We open on a shot of the clouds passing by, and then cut to a young person gazing up at them, their own unknowable future staring back. It’s not the latest Richard Linklater movie – it’s Hayao Miyazaki’s tale of witchhood. Young Kiki has to set out on her own (with her cat, Jiji, and via broom, of course) to find a new town, where she’s to hone her magical craft. Before she sets off, Miyazaki’s eye for observational nuance and idiosyncratic detail takes its own flight. Her room is littered with knickknacks and ornaments, and Kiki’s last look at it all – at the life she’s built, and is leaving – quietly devastates. It’s a telling precursor: The film may revolve around flying, but it’s emotional core is earthbound.
She ends up on a seaside, which Miyazaki renders a living watercolor painting. Anticipating the palette he’d employ again in PONYO and THE WIND RISES, he emphasizes pastels; casting clouds as blobs of paint, and lingering on impressionistically drawn skylines throughout. An iconic Joe Hisaishi score underlines the montages that recur throughout the film: Miyazaki cutting from the birds flying overhead, to the rooftops, to the crowds bustling below, moving in harmony through farmer’s markets and street corners – the poetry of the everyday.

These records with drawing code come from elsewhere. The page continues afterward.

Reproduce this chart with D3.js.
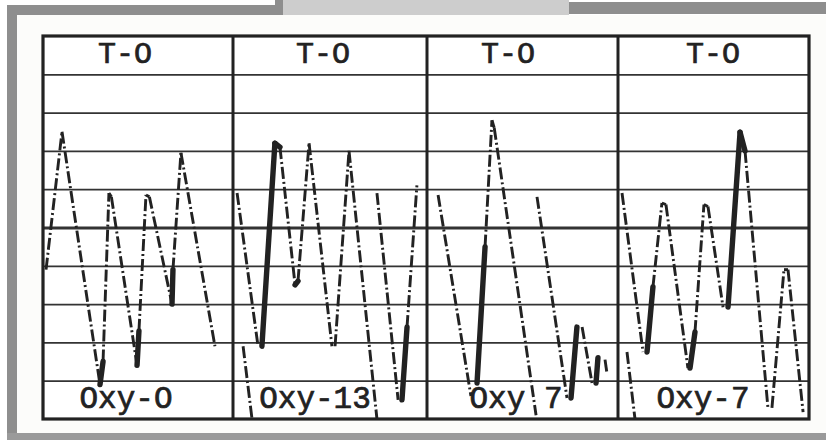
<!DOCTYPE html>
<html>
<head>
<meta charset="utf-8">
<script src="https://cdn.jsdelivr.net/npm/d3@7"></script>
<style>
  html, body { margin: 0; padding: 0; background: #ffffff; }
  svg { display: block; }
</style>
</head>
<body>
<svg id="chart" width="826" height="440"></svg>
<script>
// ---------------- DATA ----------------
const topLabels = ["T-O", "T-O", "T-O", "T-O"];
const bottomLabels = ["Oxy-O", "Oxy-13", "Oxy 7", "Oxy-7"];
const gridRows = [0, 1, 2, 3, 4, 5, 6, 7, 8, 9, 10];   // chart divisions
// each trace point: [time (0-100 across panel), level (0-10 divisions), pen]
// pen: "dd" dash-dot ink, "solid" heavy ink, "move" pen lifted, "start" first point
const panel1Trace = [
  [1.6, 3.9, "start"], [10.0, 7.5, "dd"], [30.0, 0.9, "dd"], [31.6, 1.5, "solid"],
  [34.7, 5.9, "dd"], [36.0, 5.8, "dd"], [49.5, 1.4, "dd"], [50.5, 2.3, "solid"],
  [54.2, 5.85, "dd"], [56.0, 5.8, "dd"], [67.9, 3.0, "dd"], [68.4, 3.9, "solid"],
  [72.6, 6.95, "dd"], [90.5, 1.9, "dd"]
];
const panel2TraceA = [
  [2.1, 5.9, "start"], [12.9, 1.9, "dd"], [14.9, 1.9, "move"], [21.6, 7.2, "solid"],
  [24.2, 7.1, "solid"], [32.0, 3.5, "dd"], [33.5, 3.6, "solid"], [39.2, 7.2, "dd"],
  [51.0, 1.9, "dd"], [52.6, 1.9, "move"], [59.8, 7.0, "dd"], [74.2, 0.0, "dd"]
];
const panel2TraceB = [
  [74.2, 5.9, "start"], [85.1, 0.5, "dd"], [87.1, 0.5, "move"], [89.7, 2.4, "solid"],
  [94.8, 6.1, "dd"]
];
const panel2TraceC = [[5.2, 1.9, "start"], [9.8, 0.0, "dd"]];
const panel3TraceA = [
  [5.8, 5.85, "start"], [23.0, 0.6, "dd"], [26.2, 0.94, "move"], [30.4, 4.5, "solid"],
  [34.0, 7.8, "dd"], [35.2, 7.6, "dd"], [57.1, 0.1, "dd"]
];
const panel3TraceB = [
  [57.6, 5.8, "start"], [73.3, 0.55, "dd"], [75.4, 0.55, "move"], [78.5, 2.4, "solid"],
  [81.2, 2.4, "move"], [86.4, 0.94, "dd"], [88.5, 0.94, "move"], [89.5, 1.6, "solid"],
  [93.2, 1.55, "move"], [94.2, 1.2, "dd"]
];
const panel4TraceA = [
  [2.1, 5.9, "start"], [13.1, 1.75, "dd"], [15.2, 1.75, "move"], [18.3, 3.45, "solid"],
  [23.0, 5.64, "dd"], [25.1, 5.6, "dd"], [36.6, 1.33, "dd"], [37.7, 1.33, "move"],
  [40.3, 2.27, "solid"], [45.0, 5.6, "dd"], [47.1, 5.55, "dd"], [55.0, 2.92, "dd"],
  [57.6, 2.92, "move"], [63.9, 7.49, "solid"], [66.5, 7.0, "solid"], [78.5, 0.29, "dd"],
  [80.6, 0.29, "move"], [86.9, 3.9, "dd"], [89.0, 3.9, "dd"], [96.9, 0.18, "dd"]
];
const panel4TraceB = [[4.7, 1.75, "start"], [8.9, 0.0, "dd"]];
const panelTraces = [
  [panel1Trace],
  [panel2TraceA, panel2TraceB, panel2TraceC],
  [panel3TraceA, panel3TraceB],
  [panel4TraceA, panel4TraceB]
];

// ---------------- LAYOUT ----------------
const box = { left: 43, right: 809, top: 36, bottom: 419 };
const panelEdges = [43, 233, 427, 618, 809];
const topLabelCx = [125, 323, 508, 713];
const bottomLabelCx = [126, 315, 516, 703];
const ink = "#222222";

const svg = d3.select("#chart");

// scanned mount / frame
const frame = svg.append("g");
frame.append("rect").attr("x", 0).attr("y", 0).attr("width", 826).attr("height", 440).attr("fill", "#ffffff");
frame.append("rect").attr("x", 283).attr("y", 0).attr("width", 286).attr("height", 15).attr("fill", "#cdcdcd");
frame.append("rect").attr("x", 7).attr("y", 5).attr("width", 276).attr("height", 10).attr("fill", "#8e8e8e");
frame.append("rect").attr("x", 275).attr("y", 0).attr("width", 8).attr("height", 15).attr("fill", "#8e8e8e");
frame.append("rect").attr("x", 569).attr("y", 2).attr("width", 257).attr("height", 12).attr("fill", "#8e8e8e");
frame.append("rect").attr("x", 7).attr("y", 5).attr("width", 10).attr("height", 435).attr("fill", "#8e8e8e");
frame.append("rect").attr("x", 7).attr("y", 433).attr("width", 819).attr("height", 7).attr("fill", "#9a9a9a");
frame.append("rect").attr("x", 17).attr("y", 15).attr("width", 809).attr("height", 418).attr("fill", "#fcfcfa");

// scales
const y = d3.scaleLinear().domain([0, 10]).range([box.bottom, box.top]);

const plot = svg.append("g");
plot.append("rect").attr("x", box.left).attr("y", box.top)
  .attr("width", box.right - box.left).attr("height", box.bottom - box.top)
  .attr("fill", "#ffffff");

// horizontal grid using a D3 axis
const gridAxis = d3.axisLeft(y).tickValues(gridRows.slice(1, 10))
  .tickSize(-(box.right - box.left)).tickFormat("");
const gridG = plot.append("g").attr("transform", `translate(${box.left},0)`).call(gridAxis);
gridG.select(".domain").remove();
gridG.selectAll(".tick line")
  .attr("stroke", "#333333")
  .attr("stroke-width", d => d === 5 ? 2.8 : 1.7);

// traces
const lineGen = d3.line().x(d => d.x).y(d => d.y);
panelTraces.forEach((traces, i) => {
  const x = d3.scaleLinear().domain([0, 100]).range([panelEdges[i], panelEdges[i + 1]]);
  const g = plot.append("g");
  traces.forEach(tr => {
    for (let k = 1; k < tr.length; k++) {
      const pen = tr[k][2];
      if (pen === "move") continue;
      const seg = [
        { x: x(tr[k - 1][0]), y: y(tr[k - 1][1]) },
        { x: x(tr[k][0]), y: y(tr[k][1]) }
      ];
      const p = g.append("path").attr("d", lineGen(seg)).attr("fill", "none")
        .attr("stroke", ink).attr("stroke-linecap", "round");
      if (pen === "solid") {
        p.attr("stroke-width", 5.4);
      } else {
        p.attr("stroke-width", 2.9).attr("stroke-dasharray", "12,3,2,3")
          .attr("stroke-linecap", "butt");
      }
    }
  });
});

// panel dividers
plot.selectAll("line.div").data(panelEdges.slice(1, 4)).enter().append("line")
  .attr("x1", d => d).attr("x2", d => d).attr("y1", box.top).attr("y2", box.bottom)
  .attr("stroke", ink).attr("stroke-width", 3);

// outer border
plot.append("rect").attr("x", box.left).attr("y", box.top)
  .attr("width", box.right - box.left).attr("height", box.bottom - box.top)
  .attr("fill", "none").attr("stroke", ink).attr("stroke-width", 3.2);

// labels
plot.selectAll("text.top").data(topLabels).enter().append("text")
  .attr("x", (d, i) => topLabelCx[i]).attr("y", y(9) - 11)
  .attr("text-anchor", "middle")
  .attr("font-family", "'Liberation Mono', 'DejaVu Sans Mono', monospace")
  .attr("font-size", 30).attr("fill", ink)
  .attr("stroke", ink).attr("stroke-width", 0.7).text(d => d);
plot.selectAll("text.bot").data(bottomLabels).enter().append("text")
  .attr("x", (d, i) => bottomLabelCx[i]).attr("y", y(0) - 11)
  .attr("text-anchor", "middle")
  .attr("font-family", "'Liberation Mono', 'DejaVu Sans Mono', monospace")
  .attr("font-size", 31).attr("fill", ink)
  .attr("stroke", ink).attr("stroke-width", 0.7).text(d => d);
</script>
</body>
</html>
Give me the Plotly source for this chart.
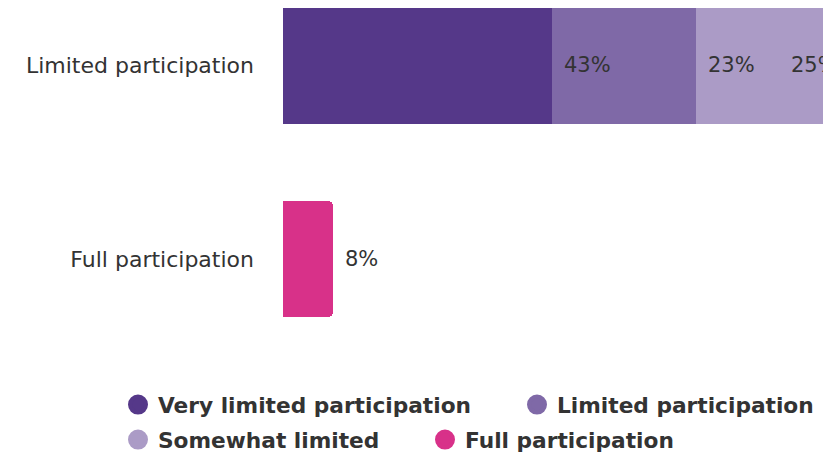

Which is not something Kiki is able to enjoy right away. She’s almost run over crossing the street, for one thing – what’s a country witch to know about crossing signals? That puts the cops on her tail, and soon enough she’s dashing through dark alleys, without money to her name, or a roof over her head. So her character arc doesn’t concern her witchcraft much, even if her powers do fuel the business that gives the film its title. What Kiki desires is not power or pleasure or even romance, but merely a place in those urban landscapes that Miyazaki has so lovingly crafted. Here’s a city symphony for an imagined city.
The narrative is episodic: Passages see Kiki struggle on her own through unrelated tasks and assignments, only to come out winning once she’s able to procure help from a neighbor or friend. An entrepreneurial mother-to-be gives her lodging, and helps her start her delivery service. A 20-something artist befriends her, offering spiritual advice. A kindly grandmother offers her regular work, with large tips to boot. In one of the film’s few ‘episodes,’ she even finds herself reliant on a client’s dog.
But the workaday nature of her delivery service wears her down, leaving Kiki in a depressive funk. Her ability to fly wanes. And her cat – which normally speaks fluent English (or Japanese, or whatever language you’re watching the film in) – can no longer converse with her. This continues until the climactic sequence, which crafts a scenario where the community needs to call on Kiki for help instead. As with all the fantastical elements of the film, the sequence exists only to further accentuate the drama occurring within Kiki: the push-pull between accepting charity and valuing self-reliance, the desire to find a balance between independence and co-dependence. Like Miyazaki’s other masterpiece of flight,THE WIND RISES, DELIVERY SERVICE is an outsized portrait of a conflicted inner life.
Thinking back to BOYHOOD: A few critics noted that the film’s masculine focus – consciously, intentionally, or otherwise – was unfortunately reflective of the sexist slant coloring the whole of culture. And many of those criticisms rightfully wondered when somebody would get to work making a film about the complexities of a young girl’s adolescence. A film that tracks a young girl internally more so than externally. A film that’s attuned to the quiet rhythms of her upbringing (the pangs of desire brought on by a pair of shoes, say, or struggling with shifting affections for a barely known boy,) more so than melodrama. Studio Ghibli already created such a film, and it even has the same opening compositions as BOYHOOD. It’s KIKI’S DELIVERY SERVICE.